> [Material for this exercise]
▶

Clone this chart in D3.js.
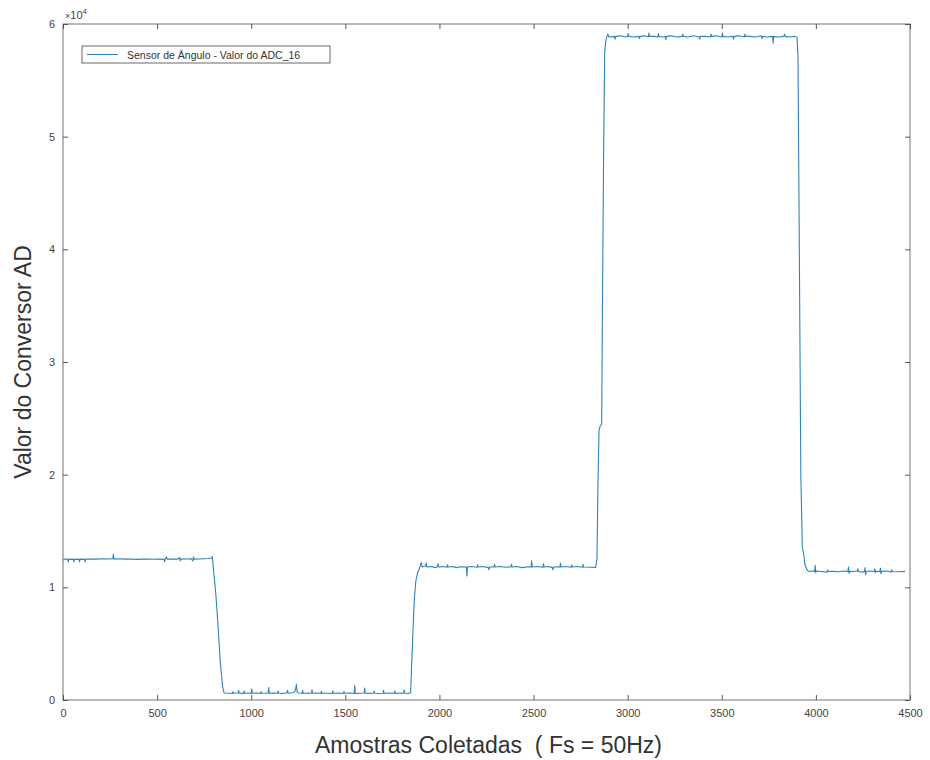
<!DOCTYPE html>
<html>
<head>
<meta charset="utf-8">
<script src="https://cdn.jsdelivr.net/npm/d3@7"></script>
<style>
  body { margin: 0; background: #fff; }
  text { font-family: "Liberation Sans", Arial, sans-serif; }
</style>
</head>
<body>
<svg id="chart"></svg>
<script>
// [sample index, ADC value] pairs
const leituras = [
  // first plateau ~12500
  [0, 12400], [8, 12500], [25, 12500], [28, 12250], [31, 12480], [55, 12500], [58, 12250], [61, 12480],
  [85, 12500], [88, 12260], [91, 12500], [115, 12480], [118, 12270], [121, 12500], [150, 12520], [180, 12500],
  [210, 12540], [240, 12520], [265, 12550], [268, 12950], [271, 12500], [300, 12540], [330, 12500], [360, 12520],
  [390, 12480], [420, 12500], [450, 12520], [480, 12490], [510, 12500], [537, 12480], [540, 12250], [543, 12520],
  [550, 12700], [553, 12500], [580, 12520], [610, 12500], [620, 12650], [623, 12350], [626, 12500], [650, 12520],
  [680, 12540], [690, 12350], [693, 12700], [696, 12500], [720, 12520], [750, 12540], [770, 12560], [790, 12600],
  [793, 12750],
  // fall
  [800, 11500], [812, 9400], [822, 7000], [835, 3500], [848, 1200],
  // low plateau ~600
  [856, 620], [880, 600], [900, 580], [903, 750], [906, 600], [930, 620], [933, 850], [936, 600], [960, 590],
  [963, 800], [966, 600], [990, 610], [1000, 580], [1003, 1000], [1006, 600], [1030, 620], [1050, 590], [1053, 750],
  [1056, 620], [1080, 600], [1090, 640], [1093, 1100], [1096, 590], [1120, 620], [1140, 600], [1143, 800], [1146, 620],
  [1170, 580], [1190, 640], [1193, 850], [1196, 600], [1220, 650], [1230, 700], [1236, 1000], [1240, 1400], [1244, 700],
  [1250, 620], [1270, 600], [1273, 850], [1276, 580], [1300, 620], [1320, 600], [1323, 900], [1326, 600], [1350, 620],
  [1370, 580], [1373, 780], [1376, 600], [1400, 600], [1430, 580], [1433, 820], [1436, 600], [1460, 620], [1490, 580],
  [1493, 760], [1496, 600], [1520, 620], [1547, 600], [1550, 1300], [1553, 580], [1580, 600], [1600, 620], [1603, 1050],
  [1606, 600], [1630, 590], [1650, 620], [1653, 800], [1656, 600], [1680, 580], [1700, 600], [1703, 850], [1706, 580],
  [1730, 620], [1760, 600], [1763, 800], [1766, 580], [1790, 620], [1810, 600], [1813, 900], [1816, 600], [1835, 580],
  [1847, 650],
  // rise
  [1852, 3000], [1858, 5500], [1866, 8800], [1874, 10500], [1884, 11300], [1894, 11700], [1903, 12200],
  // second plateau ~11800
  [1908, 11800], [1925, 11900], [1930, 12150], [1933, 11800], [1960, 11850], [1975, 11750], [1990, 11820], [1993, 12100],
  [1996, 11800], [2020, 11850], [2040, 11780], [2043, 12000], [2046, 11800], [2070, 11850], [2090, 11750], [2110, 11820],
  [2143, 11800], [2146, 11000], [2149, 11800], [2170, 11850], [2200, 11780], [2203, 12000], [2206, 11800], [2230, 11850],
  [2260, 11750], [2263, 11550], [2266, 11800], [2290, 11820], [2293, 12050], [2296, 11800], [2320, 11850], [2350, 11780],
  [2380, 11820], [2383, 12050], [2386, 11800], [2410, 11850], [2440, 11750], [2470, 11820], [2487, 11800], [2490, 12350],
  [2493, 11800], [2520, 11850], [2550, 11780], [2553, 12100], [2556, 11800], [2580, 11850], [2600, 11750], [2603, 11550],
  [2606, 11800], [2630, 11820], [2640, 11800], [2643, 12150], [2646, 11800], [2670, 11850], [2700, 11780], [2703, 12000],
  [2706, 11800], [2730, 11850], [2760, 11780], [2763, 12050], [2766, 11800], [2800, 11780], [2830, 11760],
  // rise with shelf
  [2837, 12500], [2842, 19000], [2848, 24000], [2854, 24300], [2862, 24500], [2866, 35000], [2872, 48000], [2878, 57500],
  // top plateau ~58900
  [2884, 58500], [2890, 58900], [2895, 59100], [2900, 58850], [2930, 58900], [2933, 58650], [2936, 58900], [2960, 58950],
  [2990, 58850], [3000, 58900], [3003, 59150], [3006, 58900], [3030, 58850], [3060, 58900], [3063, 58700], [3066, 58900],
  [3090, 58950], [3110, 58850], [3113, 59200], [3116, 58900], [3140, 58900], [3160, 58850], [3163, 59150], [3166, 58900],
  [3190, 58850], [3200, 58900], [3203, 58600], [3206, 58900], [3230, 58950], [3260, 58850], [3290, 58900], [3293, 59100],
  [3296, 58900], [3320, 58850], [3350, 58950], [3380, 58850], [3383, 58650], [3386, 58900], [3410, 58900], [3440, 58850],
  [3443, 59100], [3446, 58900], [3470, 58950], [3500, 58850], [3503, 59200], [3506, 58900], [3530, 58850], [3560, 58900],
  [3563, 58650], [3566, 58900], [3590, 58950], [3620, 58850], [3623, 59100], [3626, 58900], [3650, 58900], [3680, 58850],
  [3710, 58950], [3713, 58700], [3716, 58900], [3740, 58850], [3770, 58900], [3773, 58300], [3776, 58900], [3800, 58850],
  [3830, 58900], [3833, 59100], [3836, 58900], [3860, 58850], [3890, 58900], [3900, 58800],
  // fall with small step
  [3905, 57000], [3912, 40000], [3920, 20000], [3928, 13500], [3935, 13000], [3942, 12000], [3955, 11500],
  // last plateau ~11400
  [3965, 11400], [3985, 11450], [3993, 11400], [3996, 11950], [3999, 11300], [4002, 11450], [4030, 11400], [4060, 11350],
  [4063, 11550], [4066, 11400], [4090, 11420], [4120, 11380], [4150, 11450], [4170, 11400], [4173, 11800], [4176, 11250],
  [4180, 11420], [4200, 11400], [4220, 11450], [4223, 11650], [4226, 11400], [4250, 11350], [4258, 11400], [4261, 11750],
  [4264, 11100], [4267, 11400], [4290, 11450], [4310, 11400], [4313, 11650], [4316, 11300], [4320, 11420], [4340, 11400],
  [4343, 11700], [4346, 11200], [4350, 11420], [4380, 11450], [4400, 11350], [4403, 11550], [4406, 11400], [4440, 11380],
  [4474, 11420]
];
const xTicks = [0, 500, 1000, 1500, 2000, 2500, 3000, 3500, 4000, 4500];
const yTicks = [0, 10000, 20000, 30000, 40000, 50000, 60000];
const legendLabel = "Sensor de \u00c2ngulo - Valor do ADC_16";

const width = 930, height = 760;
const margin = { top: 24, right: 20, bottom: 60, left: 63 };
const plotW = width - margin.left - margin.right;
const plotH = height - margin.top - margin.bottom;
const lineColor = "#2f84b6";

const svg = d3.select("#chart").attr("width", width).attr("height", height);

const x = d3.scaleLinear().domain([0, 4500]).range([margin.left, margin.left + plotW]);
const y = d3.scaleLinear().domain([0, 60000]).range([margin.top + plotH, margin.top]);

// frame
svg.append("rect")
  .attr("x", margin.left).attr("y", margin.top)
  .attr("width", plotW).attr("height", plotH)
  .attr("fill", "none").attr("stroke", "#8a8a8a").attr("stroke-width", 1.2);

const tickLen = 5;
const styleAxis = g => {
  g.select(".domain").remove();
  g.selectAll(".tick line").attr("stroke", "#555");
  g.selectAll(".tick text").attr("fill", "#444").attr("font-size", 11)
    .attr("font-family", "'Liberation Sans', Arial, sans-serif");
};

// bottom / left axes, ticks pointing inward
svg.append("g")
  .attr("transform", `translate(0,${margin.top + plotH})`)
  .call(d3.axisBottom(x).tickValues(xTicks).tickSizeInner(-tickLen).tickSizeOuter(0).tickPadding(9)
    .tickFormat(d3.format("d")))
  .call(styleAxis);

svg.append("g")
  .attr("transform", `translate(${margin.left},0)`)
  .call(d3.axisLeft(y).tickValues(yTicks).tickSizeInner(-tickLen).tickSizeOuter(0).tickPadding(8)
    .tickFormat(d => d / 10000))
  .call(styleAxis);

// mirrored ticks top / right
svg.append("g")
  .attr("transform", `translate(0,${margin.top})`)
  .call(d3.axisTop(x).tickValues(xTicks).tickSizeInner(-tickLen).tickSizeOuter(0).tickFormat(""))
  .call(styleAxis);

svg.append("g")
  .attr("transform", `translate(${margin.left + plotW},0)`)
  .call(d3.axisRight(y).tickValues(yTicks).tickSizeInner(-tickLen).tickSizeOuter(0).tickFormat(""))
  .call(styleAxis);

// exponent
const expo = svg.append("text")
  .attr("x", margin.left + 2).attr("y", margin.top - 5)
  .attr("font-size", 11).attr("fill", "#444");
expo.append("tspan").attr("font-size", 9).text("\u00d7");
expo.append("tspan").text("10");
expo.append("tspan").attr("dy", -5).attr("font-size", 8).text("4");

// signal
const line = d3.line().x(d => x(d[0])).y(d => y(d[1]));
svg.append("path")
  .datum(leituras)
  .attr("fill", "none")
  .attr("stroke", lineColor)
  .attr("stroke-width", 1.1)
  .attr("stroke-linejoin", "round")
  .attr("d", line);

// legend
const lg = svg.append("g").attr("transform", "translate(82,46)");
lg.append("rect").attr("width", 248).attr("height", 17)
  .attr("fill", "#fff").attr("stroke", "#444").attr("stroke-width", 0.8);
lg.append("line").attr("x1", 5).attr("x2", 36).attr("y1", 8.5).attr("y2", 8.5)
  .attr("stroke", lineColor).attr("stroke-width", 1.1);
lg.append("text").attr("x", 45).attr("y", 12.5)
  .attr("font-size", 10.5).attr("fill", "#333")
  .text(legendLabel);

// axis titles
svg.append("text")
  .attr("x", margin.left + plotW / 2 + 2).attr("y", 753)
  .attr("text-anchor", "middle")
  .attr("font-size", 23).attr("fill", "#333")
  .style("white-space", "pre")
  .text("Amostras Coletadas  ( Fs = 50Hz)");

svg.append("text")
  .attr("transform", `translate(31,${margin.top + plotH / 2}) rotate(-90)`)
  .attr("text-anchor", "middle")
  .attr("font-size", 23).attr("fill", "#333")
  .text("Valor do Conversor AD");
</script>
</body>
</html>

◀
▶

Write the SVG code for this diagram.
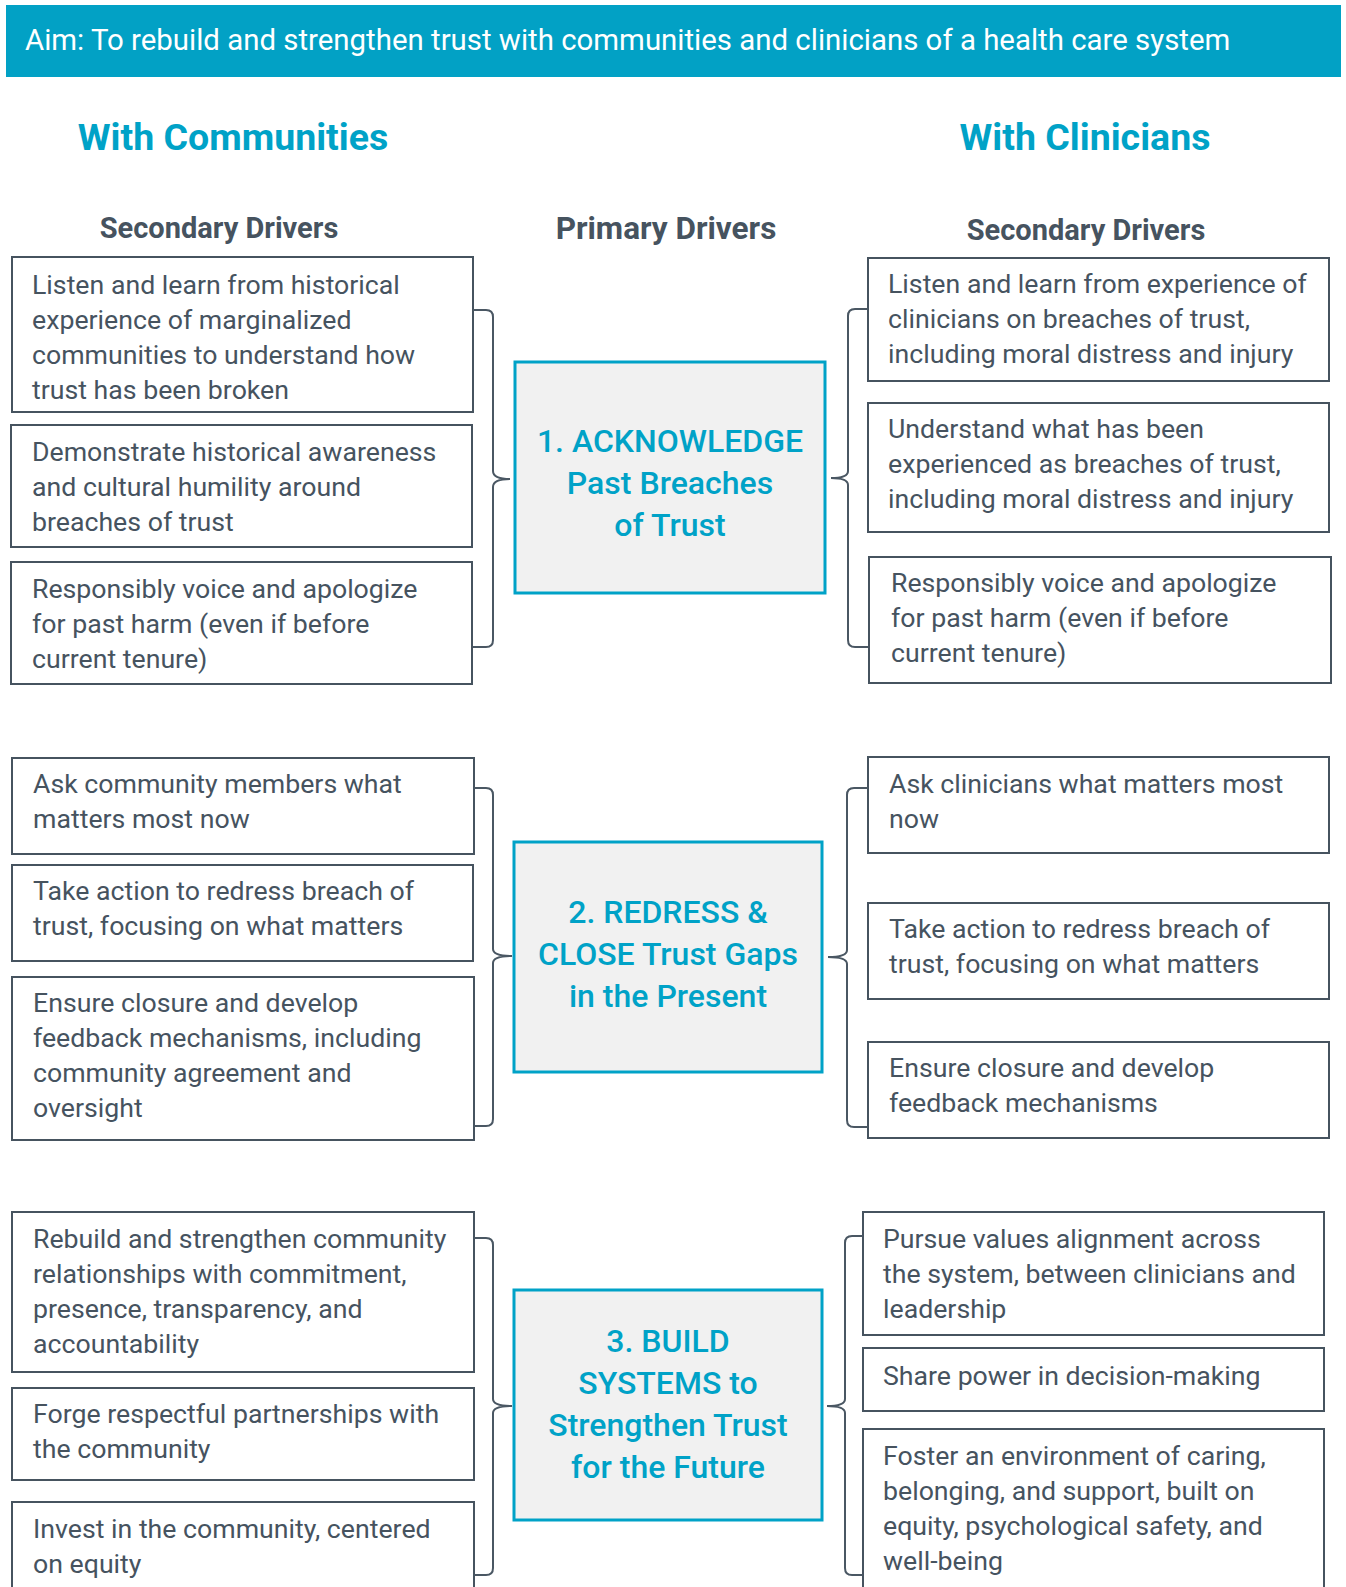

◀

> [Problem requirements] Look through the material above. Copy each line where the word "chart" appears.

> [Exercise output]
Clone this chart in D3.js.
<svg id="chart"></svg>
const svg = d3.select("#chart").attr("width", width).attr("height", height);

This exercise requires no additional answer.